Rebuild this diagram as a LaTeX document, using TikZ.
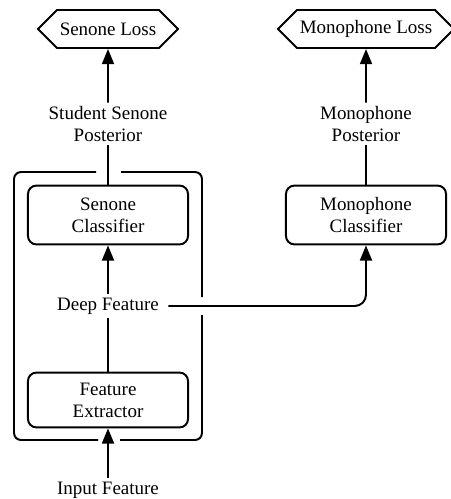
\documentclass[tikz,border=0pt]{standalone}
\usepackage{fontspec}
\setmainfont{Liberation Serif}
\usetikzlibrary{arrows.meta,shapes.symbols}
\begin{document}
\begin{tikzpicture}[x=0.025cm, y=-0.025cm,
  line width=1.4pt,
  font=\rmfamily\fontsize{13.5}{15.5}\selectfont,
  lossbox/.style={signal, signal to=west and east, draw,
      inner xsep=2pt, minimum height=0.95cm},
  clsbox/.style={rectangle, draw, rounded corners=6pt,
      text width=3.6cm, align=center, minimum width=4cm,
      minimum height=1.47cm},
  lbl/.style={align=center, inner sep=2pt},
  arr/.style={-{Triangle[length=3.8mm,width=3mm]}}]

\useasboundingbox (0,0) rectangle (450,499);

\node[lossbox] (sloss) at (108, 29) {Senone Loss};
\node[lossbox] (mloss) at (366, 29) {Monophone Loss};

\node[lbl] (spost) at (108, 124) {Student Senone\\Posterior};
\node[lbl] (mpost) at (366, 124) {Monophone\\Posterior};

\node[clsbox] (scls) at (108, 215) {Senone\\Classifier};
\node[clsbox] (mcls) at (366, 215) {Monophone\\Classifier};

\node[lbl, inner xsep=6pt] (deep) at (108, 306) {Deep Feature};

\node[clsbox, minimum height=1.37cm] (fext) at (108, 400) {Feature\\Extractor};

\node[lbl] (input) at (108, 490) {Input Feature};

\draw[arr] (spost) -- (sloss);
\draw[arr] (mpost) -- (mloss);
\draw (scls) -- (spost);
\draw (mcls) -- (mpost);
\draw[arr] (deep) -- (scls);
\draw (fext) -- (deep);
\draw[arr] (input) -- (fext);
\draw[arr, rounded corners=8pt] (deep.east) -| (mcls.south);

% wrapper round the senone network
\draw[rounded corners=5pt] (96,172) -- (14,172) -- (14,440) -- (98,440);
\draw[rounded corners=5pt] (120,440) -- (202,440) -- (202,315);
\draw[rounded corners=5pt] (202,297) -- (202,172) -- (121,172);

\end{tikzpicture}
\end{document}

▶ _Exercise task_
Without the pictures, copy the material exactly as given.

▶ _Full output_
Rebuild this diagram as a LaTeX document, using TikZ.
\documentclass[tikz,border=0pt]{standalone}
\usepackage{fontspec}
\setmainfont{Liberation Serif}
\usetikzlibrary{arrows.meta,shapes.symbols}
\begin{document}
\begin{tikzpicture}[x=0.025cm, y=-0.025cm,
  line width=1.4pt,
  font=\rmfamily\fontsize{13.5}{15.5}\selectfont,
  lossbox/.style={signal, signal to=west and east, draw,
      inner xsep=2pt, minimum height=0.95cm},
  clsbox/.style={rectangle, draw, rounded corners=6pt,
      text width=3.6cm, align=center, minimum width=4cm,
      minimum height=1.47cm},
  lbl/.style={align=center, inner sep=2pt},
  arr/.style={-{Triangle[length=3.8mm,width=3mm]}}]

\useasboundingbox (0,0) rectangle (450,499);

\node[lossbox] (sloss) at (108, 29) {Senone Loss};
\node[lossbox] (mloss) at (366, 29) {Monophone Loss};

\node[lbl] (spost) at (108, 124) {Student Senone\\Posterior};
\node[lbl] (mpost) at (366, 124) {Monophone\\Posterior};

\node[clsbox] (scls) at (108, 215) {Senone\\Classifier};
\node[clsbox] (mcls) at (366, 215) {Monophone\\Classifier};

\node[lbl, inner xsep=6pt] (deep) at (108, 306) {Deep Feature};

\node[clsbox, minimum height=1.37cm] (fext) at (108, 400) {Feature\\Extractor};

\node[lbl] (input) at (108, 490) {Input Feature};

\draw[arr] (spost) -- (sloss);
\draw[arr] (mpost) -- (mloss);
\draw (scls) -- (spost);
\draw (mcls) -- (mpost);
\draw[arr] (deep) -- (scls);
\draw (fext) -- (deep);
\draw[arr] (input) -- (fext);
\draw[arr, rounded corners=8pt] (deep.east) -| (mcls.south);

% wrapper round the senone network
\draw[rounded corners=5pt] (96,172) -- (14,172) -- (14,440) -- (98,440);
\draw[rounded corners=5pt] (120,440) -- (202,440) -- (202,315);
\draw[rounded corners=5pt] (202,297) -- (202,172) -- (121,172);

\end{tikzpicture}
\end{document}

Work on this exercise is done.